In this environment, synchronous APIs are useful for validation, approvals, and user-facing status checks, but they should not carry the full burden of finance synchronization. Event-driven enterprise systems are better suited for transaction propagation, status changes, and exception notifications. Scheduled bulk integrations remain necessary for ledger balancing, historical loads, and regulatory extracts. Mature architectures use all three patterns intentionally.
| Pattern | Best fit in finance ERP | Strength | Tradeoff |
|---|---|---|---|
| Synchronous API | Real-time validation, approval checks, payment status | Immediate response and controlled access | Tighter runtime dependency between systems |
| Event-driven integration | Invoice creation, receipt matching, status propagation, exceptions | Loose coupling and scalable operational synchronization | Requires strong event governance and replay strategy |
| Scheduled batch | Close processes, reconciliations, historical loads, compliance extracts | Efficient for volume and predictable windows | Latency and delayed issue detection |
| Managed file/B2B exchange | Banking, tax, partner submissions | Practical for external ecosystems and standards-based exchange | Less flexible than API-native interaction |
Realistic enterprise scenarios for finance workflow synchronization
Consider a multinational services company modernizing from an on-premises finance ERP to Oracle Fusion Cloud while retaining legacy billing and regional payroll systems. Without a middleware-led orchestration layer, invoice events, payroll accruals, tax adjustments, and cash receipts arrive in different formats and on different schedules. Finance teams compensate with spreadsheets and manual journal corrections.
A stronger design introduces system APIs for ERP master data and posting services, event streams for billing and payroll updates, and process orchestration for revenue recognition and close activities. Middleware validates reference data, routes exceptions to finance operations, and publishes status to observability dashboards. The result is not just faster integration delivery but more reliable operational workflow synchronization.
In another scenario, a retail enterprise connects Microsoft Dynamics 365 Finance with Shopify, a tax engine, payment processors, and a data platform. During peak periods, order volumes spike and refund events must be reflected quickly in finance. An event-driven pattern handles order and refund propagation, while batch settlement feeds reconcile processor payouts. API governance ensures customer, tax, and payment semantics remain consistent across channels.

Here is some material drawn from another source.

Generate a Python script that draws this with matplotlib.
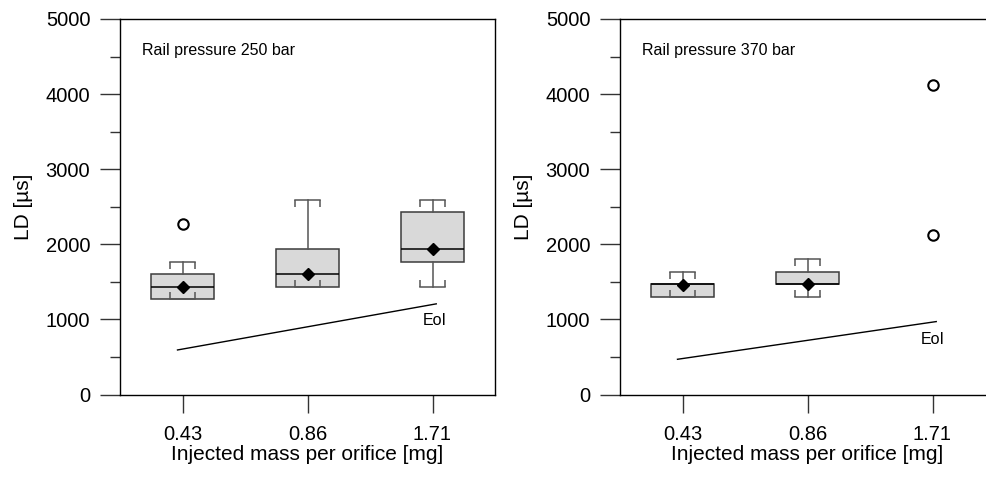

Cloud ERP modernization requires integration redesign, not interface lift-and-shift
One of the most common modernization mistakes is replicating legacy interface behavior in a new cloud ERP. Old integrations often assume direct database access, custom tables, overnight batch windows, or undocumented business rules. Those assumptions do not translate cleanly into SaaS ERP environments with governed APIs, release cadences, and shared responsibility models.
Cloud ERP integration should be redesigned around supported APIs, event models, middleware-managed transformations, and policy-based security. This is where enterprise middleware strategy becomes central. It provides abstraction from vendor-specific interfaces, supports phased migration, and enables coexistence between old and new finance platforms during transition.
For executive stakeholders, the key recommendation is to fund integration modernization as part of the ERP program itself. Treating middleware, API management, and observability as optional follow-on work usually leads to delayed value realization and operational instability after go-live.
Governance, resilience, and observability in finance integration architecture
Finance integrations carry higher control expectations than many other enterprise workflows. Posting errors, duplicate payments, missing tax records, or broken approval chains can have direct financial and regulatory consequences. That makes integration lifecycle governance a board-level risk topic, not just an engineering concern.
- Define API ownership, versioning, access controls, and deprecation policy for all finance-facing services
- Implement idempotency, replay handling, and transaction correlation for payment, invoice, and journal flows
- Use centralized observability with business-level dashboards for close status, exception queues, and interface health
- Establish data quality controls for master data synchronization across ERP, procurement, CRM, and payroll platforms
- Design resilience patterns including retry logic, dead-letter handling, failover routing, and controlled degradation
- Align middleware governance with audit, security, and compliance teams rather than treating it as a separate technical stream
Operational resilience also depends on realistic service-level design. Not every finance process requires real-time behavior, and forcing low-value interfaces into synchronous patterns can reduce reliability. Enterprises should classify integrations by criticality, latency tolerance, recovery objectives, and control requirements. That creates a more scalable interoperability architecture and a clearer investment model.
Executive recommendations for scalable finance ERP integration
For CIOs, CTOs, and finance transformation leaders, the most effective path is to treat finance ERP integration as connected operational infrastructure. Standardize patterns, centralize governance, and build middleware capabilities that can support both current-state hybrid operations and future composable enterprise systems.
Prioritize a platform model that combines API management, event handling, orchestration, secure B2B connectivity, and enterprise observability. Organize delivery around reusable services for finance master data, transaction posting, approval workflows, and reconciliation events. This reduces project-by-project reinvention and improves time to value for new SaaS platform integrations.
From an ROI perspective, the gains usually come from fewer manual reconciliations, faster close cycles, lower integration maintenance, improved audit readiness, and better operational visibility across finance processes. The strategic benefit is equally important: finance becomes a connected enterprise system capable of supporting acquisitions, regional expansion, and cloud modernization without repeated integration resets.